The Bureau of Land Management (BLM) has a site for researching US federal land records called the The Official Federal Land Records Site. On the Federal Land Records site, you can search for image access on more than 2 million federal land title records. The research is fairly limited to the east side of the United States, specifically called the Eastern Public Land States, which were issued between 1820 and 1908 to Americans for a variety of reasons, including a reward for military service. More current records (1908-1960) are being added to the site, so your luck with these maybe hit and miss.
They do have an extensive list of sites which offer other land records and information sorted by state. If the BLM’s records do not have what you are researching, then try one of these other resources.
To search the Land Patent Records online, select the state, enter the name of the patentee or warrantee (who you are researching) and click search. A list of the search results will appear.
Go down the list to find the name and information that mostly resembles your relative. Click on the name and you will be taken to the Land Patent Details page. There, you can look at the Patent Description, Legal Land Description, and view an image of the document in one or more graphic forms from GIF to PDF.
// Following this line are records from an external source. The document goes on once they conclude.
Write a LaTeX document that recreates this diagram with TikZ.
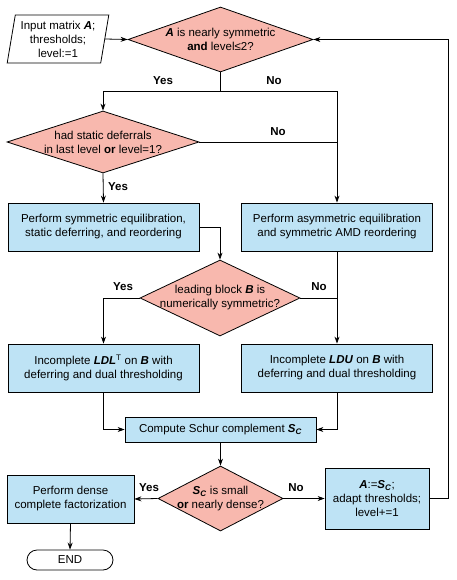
\documentclass[tikz,border=0pt]{standalone}
\usepackage{fontspec}
\setmainfont{Liberation Sans}
\usetikzlibrary{shapes.geometric,arrows.meta}
\definecolor{decfill}{HTML}{F8B8AE}
\definecolor{boxfill}{HTML}{BEE3F5}
\newcommand{\bi}[1]{\textbf{\textit{#1}}}
\newcommand{\Sc}{\bi{S}\textsubscript{\bi{C}}}
\begin{document}
\begin{tikzpicture}[x=1pt,y=-1pt,
  every node/.style={font=\fontsize{11.5}{14}\selectfont},
  proc/.style={draw,fill=boxfill,line width=0.8pt,inner sep=0pt,align=center,minimum width=191pt,minimum height=48pt},
  dec/.style={draw,fill=decfill,diamond,line width=0.8pt,inner sep=0pt},
  dectext/.style={align=center,inner sep=0pt},
  io/.style={draw,trapezium,trapezium left angle=79,trapezium right angle=101,trapezium stretches=true,line width=0.8pt,inner sep=0pt,align=center,minimum width=102pt,minimum height=48pt},
  term/.style={draw,rounded corners=10pt,line width=0.8pt,minimum width=86pt,minimum height=20pt,inner sep=0pt},
  ans/.style={font=\fontsize{11.5}{14}\selectfont\bfseries},
  arr/.style={-{Stealth[length=7pt,width=5pt]},line width=0.8pt},
  con/.style={line width=0.8pt}]

\useasboundingbox (0,0) rectangle (457,580);

\node[io] (input) at (58,39) {Input matrix \bi{A};\\thresholds;\\level:=1};
\node[dec,minimum width=185pt,minimum height=65pt] (symm) at (220.5,39.5) {};
\node[dectext] (symm-t) at (symm) {\bi{A} is nearly symmetric\\\textbf{and} level≤2?};
\node[dec,minimum width=192pt,minimum height=62pt] (defer) at (103,142) {};
\node[dectext] (defer-t) at (defer) {had static deferrals\\in last level \textbf{or} level=1?};
\node[proc] (symeq) at (103.5,227) {Perform symmetric equilibration,\\static deferring, and reordering};
\node[proc] (asymeq) at (337,227) {Perform asymmetric equilibration\\and symmetric AMD reordering};
\node[dec,minimum width=160pt,minimum height=76pt] (lead) at (220,298) {};
\node[dectext] (lead-t) at (lead) {leading block \bi{B} is\\numerically symmetric?};
\node[proc] (ldlt) at (103.5,368) {Incomplete \bi{LDL}\textsuperscript{T} on \bi{B} with\\deferring and dual thresholding};
\node[proc] (ldu) at (337,368) {Incomplete \bi{LDU} on \bi{B} with\\deferring and dual thresholding};
\node[proc,minimum height=25pt] (schur) at (220.5,429.5) {Compute Schur complement \Sc};
\node[dec,minimum width=125pt,minimum height=65pt] (small) at (220.5,498.5) {};
\node[dectext] (small-t) at (small) {\Sc{} is small\\\textbf{or} nearly dense?};
\node[proc,minimum width=127pt] (dense) at (70.5,499) {Perform dense\\complete factorization};
\node[proc,minimum width=104pt,minimum height=61pt] (next) at (377,498.5) {\bi{A}:=\Sc;\\adapt thresholds;\\level+=1};
\node[term] (end) at (70,560) {END};

\coordinate (split) at (220.5,91);
\coordinate (back) at (448,39.5);

\draw[arr] (input.east) -- (symm.west);
\draw[con] (symm.south) -- (split);
\draw[arr] (split) -| (defer.north);
\draw[arr] (split) -| (asymeq.north);
\draw[con] (defer.east) -- (defer.east -| asymeq.north);
\draw[arr] (defer.south) -- (symeq.north);
\draw[arr] (symeq.east) -| (lead.north);
\draw[arr] (lead.west) -| (ldlt.north);
\draw[arr] (asymeq.south) -- (ldu.north);
\draw[con] (lead.east) -- (lead.east -| ldu.north);
\draw[arr] (ldlt.south) |- (schur.west);
\draw[arr] (ldu.south) |- (schur.east);
\draw[arr] (schur.south) -- (small.north);
\draw[arr] (small.west) -- (dense.east);
\draw[arr] (small.east) -- (next.west);
\draw[arr] (next.east) -| (back) -- (symm.east);
\draw[arr] (dense.south) -- (end.north);

\node[ans] (y1) at (163,81) {Yes};
\node[ans] (n1) at (274,81) {No};
\node[ans] (n2) at (278,132) {No};
\node[ans] (y2) at (118,187) {Yes};
\node[ans] (y3) at (123,287) {Yes};
\node[ans] (n3) at (319,287) {No};
\node[ans] (y4) at (149,488) {Yes};
\node[ans] (n4) at (296,488) {No};

\end{tikzpicture}
\end{document}
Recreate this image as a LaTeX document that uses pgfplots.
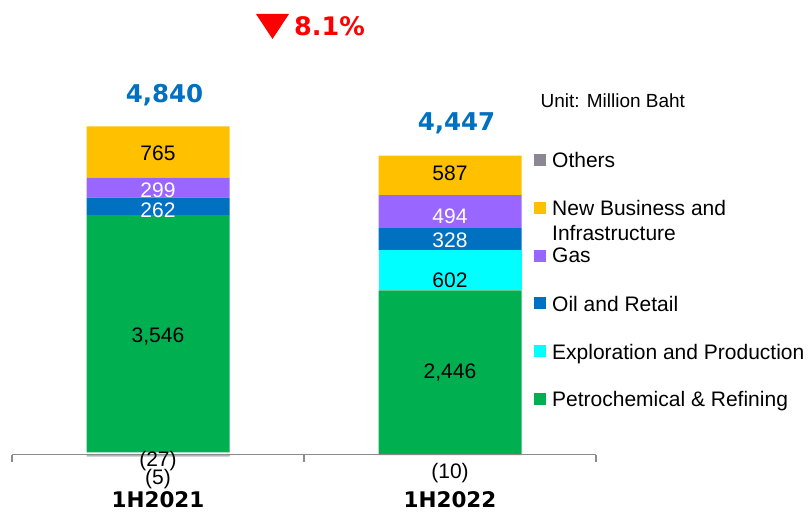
\documentclass[border=0pt]{standalone}
\usepackage{fontspec}
\setmainfont{Liberation Sans}
\newfontfamily\dvb{DejaVu Sans}
\usepackage{pgfplots}
\pgfplotsset{compat=1.18}
\usepackage{pgfplotstable}

\definecolor{cPR}{HTML}{00B050}
\definecolor{cEP}{HTML}{00FFFF}
\definecolor{cOR}{HTML}{0070C0}
\definecolor{cGas}{HTML}{9966FF}
\definecolor{cNB}{HTML}{FFC000}
\definecolor{cOth}{HTML}{8D8693}
\definecolor{cAx}{HTML}{8C8C8C}
\definecolor{cTot}{HTML}{0070C0}

% segment values (negative segments stacked first, then a compensating invisible segment)
\pgfplotstableread{
x PR EPpos EPneg Oth Comp OR Gas NB
0 3546 0 -27 -5 32 262 299 765
1 2446 602 0 -10 10 328 494 587
}\segs

\pgfplotstableread{
x y lab
0 4507 765
0 1764 {3,546}
0 -97 (27)
0 -366 (5)
1 4212 587
1 2598 602
1 1223 {2,446}
1 -277 (10)
}\blk

\pgfplotstableread{
x y lab
0 3954 299
0 3655 262
1 3555 494
1 3206 328
}\wht

\pgfplotstableread{
x y lab
0 5366 {4,840}
1 4948 {4,447}
}\tot

\pgfplotstableread{
x y lab
0 -680 1H2021
1 -680 1H2022
}\cats

\begin{document}
\begin{tikzpicture}
\path[use as bounding box] (0pt,0pt) rectangle (808pt,512pt);

\begin{axis}[
  at={(12pt,24pt)}, anchor=south west, scale only axis,
  width=584pt, height=381.3pt,
  xmin=-0.5, xmax=1.5, ymin=-500, ymax=5200,
  ybar stacked, bar width=143pt,
  axis x line=middle, axis y line=none,
  axis line style={-, draw=cAx, line width=1.5pt},
  xtick={-0.5,0.5,1.5}, xticklabels={}, ytick=\empty,
  xtick style={draw=cAx, line width=1.5pt},
  major tick length=7pt, tick align=outside,
  clip=false]
\addplot[fill=cEP, draw=none, forget plot] table[x=x,y=EPneg]{\segs};
\addplot[fill=cOth, draw=none] table[x=x,y=Oth]{\segs};
\addplot[fill=none, draw=none, forget plot] table[x=x,y=Comp]{\segs};
\addplot[fill=cPR, draw=none] table[x=x,y=PR]{\segs};
\addplot[fill=cEP, draw=none] table[x=x,y=EPpos]{\segs};
\addplot[fill=cOR, draw=none] table[x=x,y=OR]{\segs};
\addplot[fill=cGas, draw=none] table[x=x,y=Gas]{\segs};
\addplot[fill=cNB, draw=none] table[x=x,y=NB]{\segs};
\end{axis}

\begin{axis}[
  at={(12pt,24pt)}, anchor=south west, scale only axis,
  width=584pt, height=381.3pt,
  xmin=-0.5, xmax=1.5, ymin=-500, ymax=5200,
  hide axis, clip=false,
  nodes near coords, point meta=explicit symbolic,
  nodes near coords align={anchor=center}]
\addplot[draw=none, mark=none,
  every node near coord/.append style={anchor=center, text=black, font=\fontsize{21}{21}\selectfont}]
  table[x=x,y=y,meta=lab]{\blk};
\addplot[draw=none, mark=none,
  every node near coord/.append style={anchor=center, text=white, font=\fontsize{21}{21}\selectfont}]
  table[x=x,y=y,meta=lab]{\wht};
\addplot[draw=none, mark=none,
  every node near coord/.append style={anchor=center, xshift=6.5pt, text=cTot, font=\dvb\bfseries\fontsize{24.5}{24.5}\selectfont}]
  table[x=x,y=y,meta=lab]{\tot};
\addplot[draw=none, mark=none,
  every node near coord/.append style={anchor=center, text=black, font=\dvb\bfseries\fontsize{21.5}{21.5}\selectfont}]
  table[x=x,y=y,meta=lab]{\cats};
\end{axis}

% change annotation
\fill[red] (256pt,498pt) -- (289pt,498pt) -- (272.5pt,473pt) -- cycle;
\node[anchor=west, inner sep=0pt, text=red, font=\dvb\bfseries\fontsize{25.5}{25.5}\selectfont] at (294pt,486pt) {8.1\%};

% unit
\node[anchor=base west, inner sep=0pt, font=\fontsize{19}{19}\selectfont] at (540.5pt,404.7pt) {Unit: Million Baht};

% legend
\begin{scope}[every node/.style={anchor=base west, inner sep=0pt, font=\fontsize{21}{21}\selectfont}]
\fill[cOth] (534pt,345.5pt) rectangle (546pt,357.5pt);
\node at (552pt,344.3pt) {Others};
\fill[cNB] (534pt,297.7pt) rectangle (546pt,309.7pt);
\node at (552pt,296pt) {New Business and};
\node at (552pt,271pt) {Infrastructure};
\fill[cGas] (534pt,250pt) rectangle (546pt,262pt);
\node at (552pt,249.3pt) {Gas};
\fill[cOR] (534pt,203pt) rectangle (546pt,215pt);
\node at (552pt,201pt) {Oil and Retail};
\fill[cEP] (534pt,154.7pt) rectangle (546pt,166.7pt);
\node at (552pt,153pt) {Exploration and Production};
\fill[cPR] (534pt,107pt) rectangle (546pt,119pt);
\node at (552pt,105.3pt) {Petrochemical \& Refining};
\end{scope}
\end{tikzpicture}
\end{document}
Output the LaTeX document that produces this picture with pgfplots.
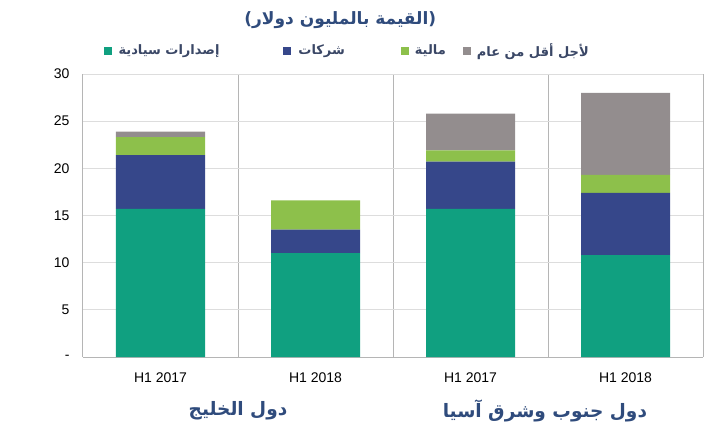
\documentclass[border=0pt]{standalone}
\usepackage{pgfplots}
\pgfplotsset{compat=1.18}
\usepackage{fontspec}
\setmainfont{Liberation Sans}
\newfontfamily\arabicfont[Script=Arabic]{DejaVu Sans}
\TeXXeTstate=1
\definecolor{cTeal}{HTML}{10A080}
\definecolor{cBlue}{HTML}{36478A}
\definecolor{cGreen}{HTML}{8DC04B}
\definecolor{cGray}{HTML}{938D8E}
\definecolor{cTitle}{HTML}{2F4B7C}
\definecolor{cLeg}{HTML}{3A4766}
\definecolor{cGrid}{HTML}{DDDDDD}
\definecolor{cAxis}{HTML}{B5B5B5}
\begin{document}
\begin{tikzpicture}
\path[use as bounding box] (-83pt,-77pt) rectangle (624pt,357pt);
\begin{axis}[
  at={(0pt,0pt)}, anchor=south west,
  scale only axis, width=620pt, height=283pt,
  ybar stacked, bar width=89pt,
  xmin=-0.5, xmax=3.5, ymin=0, ymax=30,
  xtick={0,1,2,3},
  xticklabels={H1 2017,H1 2018,H1 2017,H1 2018},
  minor xtick={0.5,1.5,2.5,3.5},
  ytick={0,5,10,15,20,25,30},
  yticklabels={-,5,10,15,20,25,30},
  major tick length=0pt, minor tick length=0pt,
  ymajorgrids, xminorgrids,
  major grid style={cGrid, line width=0.8pt},
  minor grid style={cAxis, line width=0.9pt},
  axis x line*=bottom, axis y line*=left,
  axis line style={cAxis, line width=1pt, -},
  /pgf/number format/assume math mode=true,
  tick label style={font=\fontsize{14}{16}\selectfont, black},
  yticklabel style={xshift=-10pt},
  xticklabel style={yshift=-12pt},
  legend style={at={(axis description cs:0.028,1.083)}, anchor=west, draw=none, fill=none,
    font=\fontsize{13}{15}\selectfont\bfseries\color{cLeg}, legend columns=4,
    /tikz/every even column/.append style={column sep=0pt}},
  legend image code/.code={\fill[#1] (0pt,-4pt) rectangle (8pt,4pt);},
  every axis plot/.append style={draw=none},
  clip=false,
]
\addplot[fill=cTeal] coordinates {(0,15.7) (1,11.0) (2,15.7) (3,10.8)};
\addlegendentry{\hspace*{5pt}{\arabicfont\beginR إصدارات سيادية\endR}\hspace*{62pt}}
\addplot[fill=cBlue] coordinates {(0,5.7) (1,2.5) (2,5.0) (3,6.6)};
\addlegendentry{\hspace*{5pt}{\arabicfont\beginR شركات\endR}\hspace*{54pt}}
\addplot[fill=cGreen] coordinates {(0,1.9) (1,3.1) (2,1.2) (3,1.9)};
\addlegendentry{\hspace*{4pt}{\arabicfont\beginR مالية\endR}\hspace*{15pt}}
\addplot[fill=cGray] coordinates {(0,0.6) (1,0) (2,3.9) (3,8.7)};
\addlegendentry{\hspace*{4pt}{\arabicfont\beginR لأجل أقل من عام\endR}}
\node[font=\arabicfont\bfseries\fontsize{17}{20}\selectfont, text=cTitle] at (axis description cs:0.415,1.19) {\beginR(القيمة بالمليون دولار)\endR};
\node[font=\arabicfont\bfseries\fontsize{18.5}{22}\selectfont, text=cTitle] at (axis description cs:0.25,-0.19) {\beginR دول الخليج\endR};
\node[font=\arabicfont\bfseries\fontsize{18.5}{22}\selectfont, text=cTitle] at (axis description cs:0.745,-0.19) {\beginR دول جنوب وشرق آسيا\endR};
\end{axis}
\end{tikzpicture}
\end{document}
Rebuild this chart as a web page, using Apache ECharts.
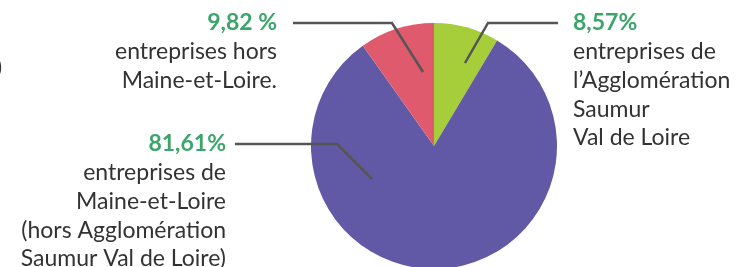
<!DOCTYPE html>
<html>
<head>
<meta charset="utf-8">
<script src="https://cdn.jsdelivr.net/npm/echarts@6/dist/echarts.min.js"></script>
<style>
  html, body { margin: 0; padding: 0; background: #fff; }
  #main { width: 746px; height: 267px; }
</style>
</head>
<body>
<div id="main"></div>
<script>
// parts of the pie, clockwise from the top
const names = ['agglo', 'maine', 'hors'];
const values = [8.57, 81.61, 9.82];
const pctLabels = ['8,57%', '81,61%', '9,82 %'];
const descLabels = [
    ['entreprises de', 'l\u2019Agglomération', 'Saumur', 'Val de Loire'],
    ['entreprises de', 'Maine-et-Loire', '(hors Agglomération', 'Saumur Val de Loire)'],
    ['entreprises hors', 'Maine-et-Loire.']
];
const colors = ['#a6cd3a', '#6259a6', '#e05a6e'];

const chart = echarts.init(document.getElementById('main'));

const CX = 434, CY = 146, R = 123;
const LH = 28.7;

// label line: inner point, elbow, end (offsets from pie centre), label anchor
let lines = [
    {pts: [[31, -83], [54, -123], [124, -123]], x: 573, align: 'left'},
    {pts: [[-62, 33], [-97, -2], [-199, -2]], x: 226, align: 'right'},
    {pts: [[-11, -74], [-42, -123], [-141, -123]], x: 277, align: 'right'}
];

function linePoints(i) {
    return lines[i].pts.map(function (p) {
        return [CX + p[0], CY + p[1]];
    });
}

let data = values.map(function (v, i) {
    return {
        name: names[i],
        value: v,
        itemStyle: {color: colors[i]},
        label: {
            formatter: '{p|' + pctLabels[i] + '}\n' + descLabels[i].map(function (t) {
                return '{t|' + t + '}';
            }).join('\n'),
            align: lines[i].align
        }
    };
});

// leader lines drawn on top of the slices
let guides = values.map(function (v, i) {
    return {
        type: 'polyline',
        z: 100,
        silent: true,
        shape: {points: linePoints(i)},
        style: {stroke: '#555555', lineWidth: 2.5, fill: null}
    };
});

option = {
    animation: false,
    graphic: guides.concat([{
        type: 'text',
        x: -4,
        y: 56,
        style: {text: ')', font: '23px Lato', fill: '#333333'}
    }]),
    series: [{
        type: 'pie',
        center: [CX, CY],
        radius: R,
        startAngle: 90,
        clockwise: true,
        silent: true,
        itemStyle: {borderWidth: 0},
        label: {
            show: true,
            position: 'outside',
            rich: {
                p: {
                    fontFamily: 'Lato',
                    fontSize: 23,
                    fontWeight: 'bold',
                    color: '#3ca56b',
                    lineHeight: LH
                },
                t: {
                    fontFamily: 'Lato',
                    fontSize: 23,
                    color: '#333333',
                    lineHeight: LH
                }
            }
        },
        labelLine: {show: false},
        labelLayout: function (params) {
            let l = lines[params.dataIndex];
            return {
                x: l.x,
                y: linePoints(params.dataIndex)[2][1] - LH / 2,
                align: l.align,
                verticalAlign: 'top'
            };
        },
        data: data
    }]
};
chart.setOption(option);
</script>
</body>
</html>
You may find your ancestors in the Bureau of Land Management Patent Records, or you might not. There is little that directly ties your ancestor to these records unless you know where they lived at a specific time or their name is uniquely distinctive. Many of these records do not feature the signature of the actual person, as some couldn’t read nor write. Names are often misspelled, too. Still, they are an invaluable resource to discovering your ancestors’ past location and activities.